Jamie Foxx backs Trayvon Martin's mom 'forever'
Spider-Man, left, and Jamie Foxx attend the "The Amazing Spider-Man 2" panel on Day 3 of Comic-Con International on Friday, July 19, 2103 in San Diego. (Photo by Jordan Strauss/Invision/AP)
SAN DIEGO (AP) — Hours after President Barack Obama delivered remarks about Trayvon Martin and the George Zimmerman trial, Jamie Foxx and Samuel L. Jackson addressed the racially charged case at Comic-Con in San Diego.
Foxx was at the massive pop culture convention to promote his role as the villain Electro in "The Amazing Spider-Man 2." Holding his 4-year-old daughter Annalise, who wore a Spider-Man backpack and shoes, Foxx said he was "disappointed" in the July 13 not guilty verdict in Florida.
He had been among the most vocal celebrities expressing support for Martin's family, having met the teen's mother Sybrina Fulton at an awards show.
"She's always been courageous in saying this has never been about race. She said it's about 17-year-old kids. We have to protect our kids. So I stand with her forever," Foxx said.

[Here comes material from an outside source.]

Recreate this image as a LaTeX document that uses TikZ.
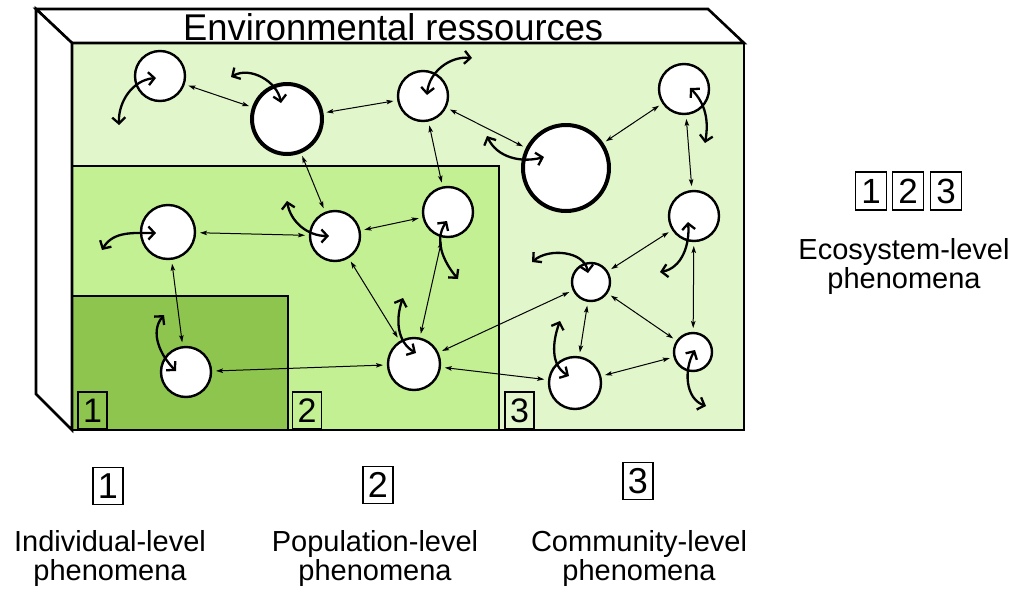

"It was great to see Bruce Springsteen in Ireland dedicate a song to Trayvon. I think that's what really makes it universal in the fact that we know that there's race involved, but to see all races coming together and saying that hey, there's something wrong," Foxx said. "There's something wrong when a 17-year-old child is on his way home and someone with a gun pursues him and he ends up losing his life."
Foxx said Martin's case was part of an "epidemic" of gun violence in the US.
"When you look at Sandy Hook and Aurora and all these different things where we're losing our children. Chicago — 67 kids, people killed in a week — we have an epidemic," he said. "And it's up to us as the grown folks to be smart enough and intelligent and nice to each other to have a difference of opinion, but also understand that we have to come to a solution."
Samuel L. Jackson was also on hand at the convention, promoting the remake of "RoboCop." He said he'd been out of the country for much of the trial and during the verdict, but expected the result.
"I'm not really surprised by it considering the way the case was presented and the representation that the family had, and the portrayals that they put out there of the kid and how peoples' attitudes are about those particular things," Jackson said.
Still, he said, he was "encouraged by the attitude of people after the verdict, that people are willing to stand up and take a stand and get out in the streets, and let their voices be heard."